ADB itself has forecasted a gross domestic product (GDP) of 6.9 percent for Asia and Pacific in 2012, and 7.3 percent in 2013. These rates are healthy relative to the sick rates of the EU countries and the United States.
But the Philippines lags behind its fellow members of the Association of Southeast Asian Nations (Asean), having grown only 3.7 percent in 2011, down by half of its magnificent 7-plus percent GDP growth in 2010. Our growth will at best be 5 to 6 percent this year.
ADB laments the poverty in Asia which it says is caused by the rising gross inequality.
Inequality in incomes and opportunities is among the worst in the world in our country.
Inequality would decline somehow if our economy had been robust enough to create more jobs and gave families higher incomes and purchasing power. But the Aquino administration decided to curtail spending in its first year and only this year began to spend for infrastructure and other big-ticket employment-multiplier projects. And the vaunted PPP (Public-Private Partnership) projects that the President said in his State of the Nation Address would bring about the economic take off have not materialized.
Foreign investments in PPP projects have not poured in. We got $1.7 billion in foreign direct investments (FDI) in 2010. This is a pittance compared with the FDI Singapore got ($38.6 billion). Indonesia got $13.3 billion and Thailand $6.3 billion.
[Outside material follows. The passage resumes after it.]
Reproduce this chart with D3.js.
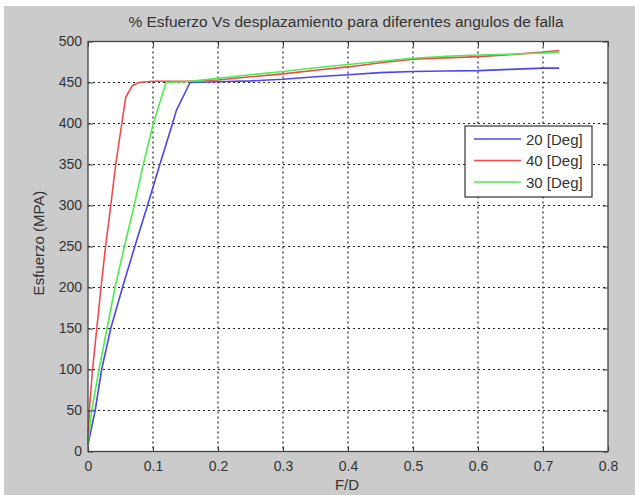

International Monetary Fund (IMF) deputy managing director Naoyuki Shinohara praised the Aquino administration for having worked hard and accomplishing successes, including the P1.9 billion PPP to build the Daang Hari-South Luzon Expressway link that the government awarded last December to the Ayala Corporation.
But there are nine PPP projects that were supposed to have been launched in 2011. There is no news of when these would become realities.
Mr. Shinohara said something that we have been urging the Aquino Cabinet to consider. He said, “When I talk about governance, I’m not taking about anticorruption but governance in general, which includes policy-making, the fiscal structure, supervision of state institutions, risk management of state institutions, all these things.”
All these things are what will diminish poverty, hunger-incidence and corruption too.